In a final twist, General Gyoubu’s death sees the birth of Okami as Sekiro. As I explored around what I presumed to be the last area of the Ashina Outskirts, I came upon a man in a mask calling himself the Tengu of Ashina. He calls Okami the one-armed wolf, and then asks him to join in hunting down the rats who have infested Ashina. Since the rats seem to be more purple fucking shinobi, I said yes. He then decided that Okami needed a name and dubbed him Sekiro.
It took seventeen hours of game play for me to find out Okami is, in fact, the game’s titular character.

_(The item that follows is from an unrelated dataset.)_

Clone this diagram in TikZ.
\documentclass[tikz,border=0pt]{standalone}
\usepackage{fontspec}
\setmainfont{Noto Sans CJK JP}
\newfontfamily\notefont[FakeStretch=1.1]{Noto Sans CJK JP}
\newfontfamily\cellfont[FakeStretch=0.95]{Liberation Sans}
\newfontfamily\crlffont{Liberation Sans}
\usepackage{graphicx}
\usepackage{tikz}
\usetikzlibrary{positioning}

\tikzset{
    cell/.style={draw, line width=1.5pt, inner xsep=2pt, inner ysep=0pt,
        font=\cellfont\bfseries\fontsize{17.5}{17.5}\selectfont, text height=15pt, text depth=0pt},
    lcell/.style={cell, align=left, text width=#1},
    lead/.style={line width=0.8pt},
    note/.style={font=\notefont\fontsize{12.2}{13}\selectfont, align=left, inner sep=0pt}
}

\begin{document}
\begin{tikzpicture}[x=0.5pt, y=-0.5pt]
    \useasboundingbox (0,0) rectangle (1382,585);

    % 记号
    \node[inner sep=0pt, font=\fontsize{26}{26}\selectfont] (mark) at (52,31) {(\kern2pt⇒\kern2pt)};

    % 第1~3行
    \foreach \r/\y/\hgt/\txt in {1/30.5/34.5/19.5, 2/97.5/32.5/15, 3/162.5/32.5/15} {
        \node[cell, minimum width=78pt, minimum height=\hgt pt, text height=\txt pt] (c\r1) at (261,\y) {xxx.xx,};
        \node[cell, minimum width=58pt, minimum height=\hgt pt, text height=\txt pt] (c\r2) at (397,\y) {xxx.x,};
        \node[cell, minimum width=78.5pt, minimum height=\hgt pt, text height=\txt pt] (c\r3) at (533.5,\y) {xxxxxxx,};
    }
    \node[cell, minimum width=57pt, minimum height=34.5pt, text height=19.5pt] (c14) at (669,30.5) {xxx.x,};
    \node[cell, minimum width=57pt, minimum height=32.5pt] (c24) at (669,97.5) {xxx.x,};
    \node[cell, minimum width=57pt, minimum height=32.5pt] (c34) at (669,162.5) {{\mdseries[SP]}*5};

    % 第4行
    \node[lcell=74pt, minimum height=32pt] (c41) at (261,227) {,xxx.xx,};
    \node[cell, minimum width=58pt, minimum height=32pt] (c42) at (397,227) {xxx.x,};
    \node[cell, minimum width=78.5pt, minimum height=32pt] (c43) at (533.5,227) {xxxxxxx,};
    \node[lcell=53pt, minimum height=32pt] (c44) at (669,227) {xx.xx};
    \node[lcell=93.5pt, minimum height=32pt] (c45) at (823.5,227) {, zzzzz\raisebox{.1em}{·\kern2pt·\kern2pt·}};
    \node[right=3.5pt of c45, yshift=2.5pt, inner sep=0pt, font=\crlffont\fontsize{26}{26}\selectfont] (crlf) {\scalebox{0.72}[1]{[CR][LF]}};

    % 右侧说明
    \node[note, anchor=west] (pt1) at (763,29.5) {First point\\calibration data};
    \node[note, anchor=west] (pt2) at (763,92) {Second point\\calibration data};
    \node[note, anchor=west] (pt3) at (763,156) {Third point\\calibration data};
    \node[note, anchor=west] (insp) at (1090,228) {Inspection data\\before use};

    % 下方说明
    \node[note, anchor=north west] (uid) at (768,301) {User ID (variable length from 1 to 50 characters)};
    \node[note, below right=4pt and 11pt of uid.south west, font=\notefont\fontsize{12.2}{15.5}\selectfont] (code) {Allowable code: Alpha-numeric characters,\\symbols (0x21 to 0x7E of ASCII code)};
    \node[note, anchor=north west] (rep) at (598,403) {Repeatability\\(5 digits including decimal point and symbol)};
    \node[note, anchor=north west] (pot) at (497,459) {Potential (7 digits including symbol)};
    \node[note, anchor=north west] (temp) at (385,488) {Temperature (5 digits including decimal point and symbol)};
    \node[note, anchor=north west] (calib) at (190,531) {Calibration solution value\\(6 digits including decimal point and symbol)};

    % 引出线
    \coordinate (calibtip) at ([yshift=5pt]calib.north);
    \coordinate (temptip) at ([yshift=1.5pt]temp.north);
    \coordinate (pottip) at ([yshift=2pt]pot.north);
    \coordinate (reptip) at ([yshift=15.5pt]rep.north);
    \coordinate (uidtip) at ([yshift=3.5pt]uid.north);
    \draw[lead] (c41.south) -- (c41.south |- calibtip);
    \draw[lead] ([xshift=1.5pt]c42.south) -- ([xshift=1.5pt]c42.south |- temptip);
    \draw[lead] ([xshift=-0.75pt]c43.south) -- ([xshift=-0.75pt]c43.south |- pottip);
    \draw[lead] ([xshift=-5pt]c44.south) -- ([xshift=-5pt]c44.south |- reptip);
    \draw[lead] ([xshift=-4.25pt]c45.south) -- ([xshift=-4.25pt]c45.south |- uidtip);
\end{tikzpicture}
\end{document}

Before beginning my travelogue of the Ashina Castle, proper, I want to flash back to the memory between Kuro and Lord Genichiro I mentioned waaaaay back in Part 6. Back then, I was sneaking through a fortress and noticing the covered but noticeably unburied bodies. The memory between Kuro and Genichiro happens overlooking this scene of past death.
This moment of exposition provides a sense of scope to the game’s conflict beyond the command to “save Kuro.” We know that Genichiro is a usurper. He’s brought Ashina into rebellion against…the Emperor…the Sho-Gun…I don’t know…it’s a rebellion. The general tells Kuro that the Internal Ministry’s army is too strong, and that Ashina will not hold against them. The General needs Kuro to use his dragon blood and make an army of revenants, which is why the corpses have been left above ground. Kuro, for his part, is reluctant to oblige the request. He fears that this use of his gift would create an army of monsters and twist Genichiro into a being of boundless cruelty. I mean, he doesn’t seem like a particularly great guy to begin with. Somehow I doubt that transformation would be a particularly long road.

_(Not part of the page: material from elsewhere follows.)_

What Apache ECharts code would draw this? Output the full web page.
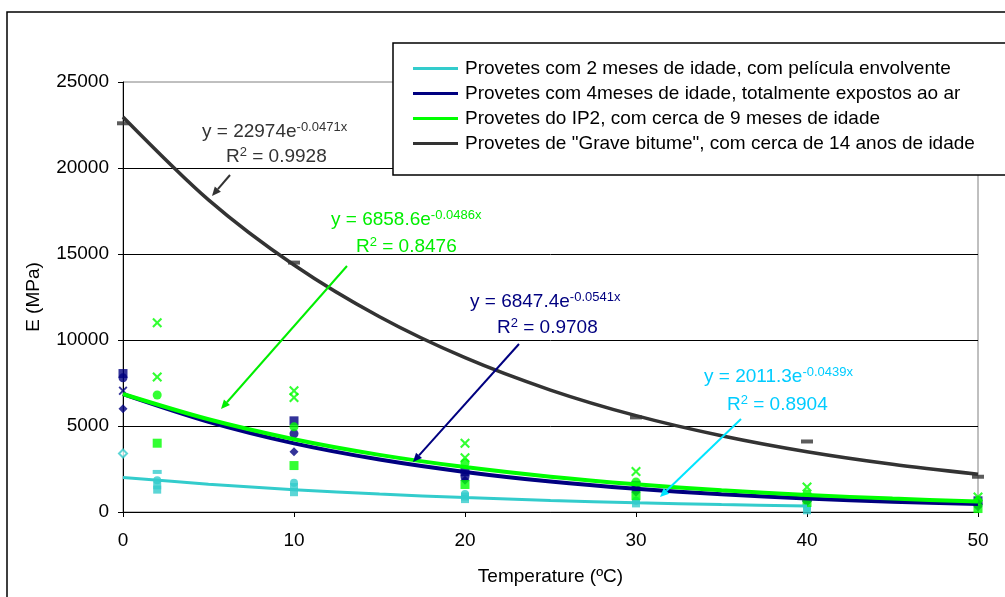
<!DOCTYPE html>
<html>
<head>
<meta charset="utf-8">
<script src="https://cdn.jsdelivr.net/npm/echarts@6/dist/echarts.min.js"></script>
<style>
html, body { margin: 0; padding: 0; background: #fff; }
#main { width: 1005px; height: 597px; }
</style>
</head>
<body>
<div id="main"></div>
<script>
// legend names
var seriesNames = [
    'Provetes com 2 meses de idade, com película envolvente',
    'Provetes com 4meses de idade, totalmente expostos ao ar',
    'Provetes do IP2, com cerca de 9 meses de idade',
    'Provetes de "Grave bitume", com cerca de 14 anos de idade'
];

// trend lines
var cyanFit  = [[0,2010],[5,1620],[10,1300],[15,1040],[20,840],[25,670],[30,540],[35,430],[40,350]];
var navyFit  = [[0,6850],[5,5240],[10,3990],[15,3050],[20,2330],[25,1770],[30,1350],[35,1030],[40,790],[45,600],[50,460]];
var greenFit = [[0,6860],[5,5390],[10,4230],[15,3320],[20,2610],[25,2050],[30,1610],[35,1260],[40,990],[45,780],[50,610]];
var blackFit = [[0,22970],[5,18150],[10,14360],[15,11350],[20,8970],[25,7090],[30,5600],[35,4430],[40,3500],[45,2770],[50,2190]];

// measured points
var cyanDiamond = [[0,3400]];
var cyanDash    = [[2,2330]];
var cyanCircle  = [[2,1850],[10,1700],[20,1050],[30,650],[40,250]];
var cyanSquare  = [[2,1550],[2,1300],[10,1450],[10,1150],[20,900],[20,750],[30,500],[40,100]];

var navySquare  = [[0,8050],[10,5300],[20,2350],[30,1550],[40,850],[50,650]];
var navyCircle  = [[0,7800],[10,4550],[20,2050],[30,1300],[40,700],[50,450]];
var navyCross   = [[0,7050]];
var navyDiamond = [[0,6000],[10,3500],[20,1850],[30,1150],[40,600],[50,300]];

var greenCross  = [[2,11000],[2,7850],[10,7050],[10,6650],[20,4000],[20,3150],[30,2350],[40,1450],[50,870]];
var greenCircle = [[2,6800],[10,4950],[20,2850],[30,1750],[40,1050],[50,650]];
var greenSquare = [[2,4000],[10,2700],[20,1600],[30,950],[40,550],[50,200]];

var blackDash   = [[0,22600],[10,14500],[30,5500],[40,4100],[50,2050]];

var FONT = '"Liberation Sans", Arial, sans-serif';
var FS = 19, SUP = 13;
var CROSS = 'path://M0,1.5L1.5,0L5,3.5L8.5,0L10,1.5L6.5,5L10,8.5L8.5,10L5,6.5L1.5,10L0,8.5L3.5,5Z';

function fitLine(name, data, color, w) {
    return {
        name: name, type: 'line', data: data, smooth: 0.3,
        symbol: 'none', showSymbol: false, z: 3,
        lineStyle: { color: color, width: w },
        itemStyle: { color: color }
    };
}

function pts(data, color, symbol, size) {
    return {
        type: 'scatter', data: data, symbol: symbol, symbolSize: size, z: 2,
        itemStyle: { color: color }, silent: true
    };
}

function arrow(x1, y1, x2, y2, color) {
    var a = Math.atan2(y2 - y1, x2 - x1), L = 9, W = 4;
    var bx = x2 - L * Math.cos(a), by = y2 - L * Math.sin(a);
    var px = -Math.sin(a) * W, py = Math.cos(a) * W;
    return [
        { type: 'line', z: 20, shape: { x1: x1, y1: y1, x2: bx, y2: by },
          style: { stroke: color, lineWidth: 2 } },
        { type: 'polygon', z: 20, shape: { points: [[x2, y2], [bx + px, by + py], [bx - px, by - py]] },
          style: { fill: color } }
    ];
}

function richStyle(color) {
    return { a: { fontSize: FS, fontFamily: FONT, lineHeight: 22, fill: color },
             s: { fontSize: SUP, fontFamily: FONT, lineHeight: 22, verticalAlign: 'top', fill: color } };
}
function eqText(x, y, base, sup, color) {
    return { type: 'text', z: 20, x: x, y: y,
        style: { text: '{a|' + base + '}{s|' + sup + '}', fill: color, verticalAlign: 'middle', rich: richStyle(color) } };
}
function r2Text(x, y, val, color) {
    return { type: 'text', z: 20, x: x, y: y,
        style: { text: '{a|R}{s|2}{a| = ' + val + '}', fill: color, verticalAlign: 'middle', rich: richStyle(color) } };
}

var chart = echarts.init(document.getElementById('main'));

var graphics = [
    { type: 'rect', z: 0, shape: { x: 7, y: 12, width: 1200, height: 800 },
      style: { fill: 'none', stroke: '#000', lineWidth: 1.5 } },
    { type: 'rect', z: 8, shape: { x: 393, y: 43, width: 700, height: 132 },
      style: { fill: '#fff', stroke: '#000', lineWidth: 1.5 } },
    eqText(202, 132, 'y = 22974e', '-0.0471x', '#333333'),
    r2Text(226, 157, '0.9928', '#333333'),
    eqText(331, 220, 'y = 6858.6e', '-0.0486x', '#00ee00'),
    r2Text(356, 247, '0.8476', '#00ee00'),
    eqText(470, 302, 'y = 6847.4e', '-0.0541x', '#000080'),
    r2Text(497, 328, '0.9708', '#000080'),
    eqText(704, 377, 'y = 2011.3e', '-0.0439x', '#00ccff'),
    r2Text(727, 405, '0.8904', '#00ccff')
].concat(arrow(230, 175, 212, 196, '#333333'))
 .concat(arrow(347, 266, 221, 409, '#00ee00'))
 .concat(arrow(519, 344, 413, 462, '#000080'))
 .concat(arrow(741, 419, 660, 497, '#00e5ff'));

chart.setOption({
    animation: false,
    backgroundColor: '#fff',
    textStyle: { fontFamily: FONT },
    grid: { left: 123, top: 82, width: 855, height: 430, show: true,
            borderColor: '#808080', borderWidth: 1, backgroundColor: 'transparent' },
    legend: {
        data: seriesNames, orient: 'vertical', left: 413, top: 59, z: 10,
        icon: 'rect', itemWidth: 45, itemHeight: 3, itemGap: 6, padding: 0,
        textStyle: { fontSize: FS, lineHeight: 19, color: '#000', fontFamily: FONT, padding: [0, 0, 0, 2] }
    },
    xAxis: {
        type: 'value', min: 0, max: 50, interval: 10,
        name: 'Temperature (ºC)', nameLocation: 'middle', nameGap: 55,
        nameTextStyle: { fontSize: FS, color: '#000', fontFamily: FONT },
        axisLine: { lineStyle: { color: '#000', width: 1 } },
        axisTick: { show: true, length: 5, lineStyle: { color: '#000' } },
        axisLabel: { fontSize: FS, color: '#000', margin: 19, fontFamily: FONT },
        splitLine: { show: false }
    },
    yAxis: {
        type: 'value', min: 0, max: 25000, interval: 5000,
        name: 'E (MPa)', nameLocation: 'middle', nameGap: 80,
        nameTextStyle: { fontSize: FS, color: '#000', fontFamily: FONT },
        axisLine: { show: true, lineStyle: { color: '#000', width: 1 } },
        axisTick: { show: true, length: 5, lineStyle: { color: '#000' } },
        axisLabel: { fontSize: FS, color: '#000', margin: 14, fontFamily: FONT,
                     formatter: function (v) { return String(v); } },
        splitLine: { show: true, showMaxLine: false, lineStyle: { color: '#000', width: 1 } }
    },
    graphic: { elements: graphics },
    series: [
        pts(cyanDiamond, '#33cccc', 'emptyDiamond', 8),
        pts(cyanDash, '#33cccc', 'rect', [9, 4]),
        pts(cyanCircle, '#33cccc', 'circle', 8),
        pts(cyanSquare, '#33cccc', 'rect', 8),
        pts(navySquare, '#000080', 'rect', 9),
        pts(navyCircle, '#000080', 'circle', 9),
        pts(navyCross, '#000080', CROSS, 9),
        pts(navyDiamond, '#000080', 'diamond', 9),
        pts(greenCross, '#00ff00', CROSS, 10),
        pts(greenCircle, '#00ff00', 'circle', 9),
        pts(greenSquare, '#00ff00', 'rect', 9),
        pts(blackDash, '#333333', 'rect', [12, 4]),
        fitLine(seriesNames[0], cyanFit, '#33cccc', 3),
        fitLine(seriesNames[1], navyFit, '#000080', 4),
        fitLine(seriesNames[2], greenFit, '#00ff00', 4),
        fitLine(seriesNames[3], blackFit, '#333333', 3.5)
    ]
});
</script>
</body>
</html>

Still, it’s an interesting scene. Genichiro seems perfectly capable of taking what he wants, but he’s trying to win over Kuro’s heart and mind. This invites a further question on why he is in rebellion. What could be so important to him that he would turn his own men into revenants? How much Dragon Rot would be loosed on the world if a hundred men, let alone a few thousand, were gifted the blood? What is the end game beyond destruction?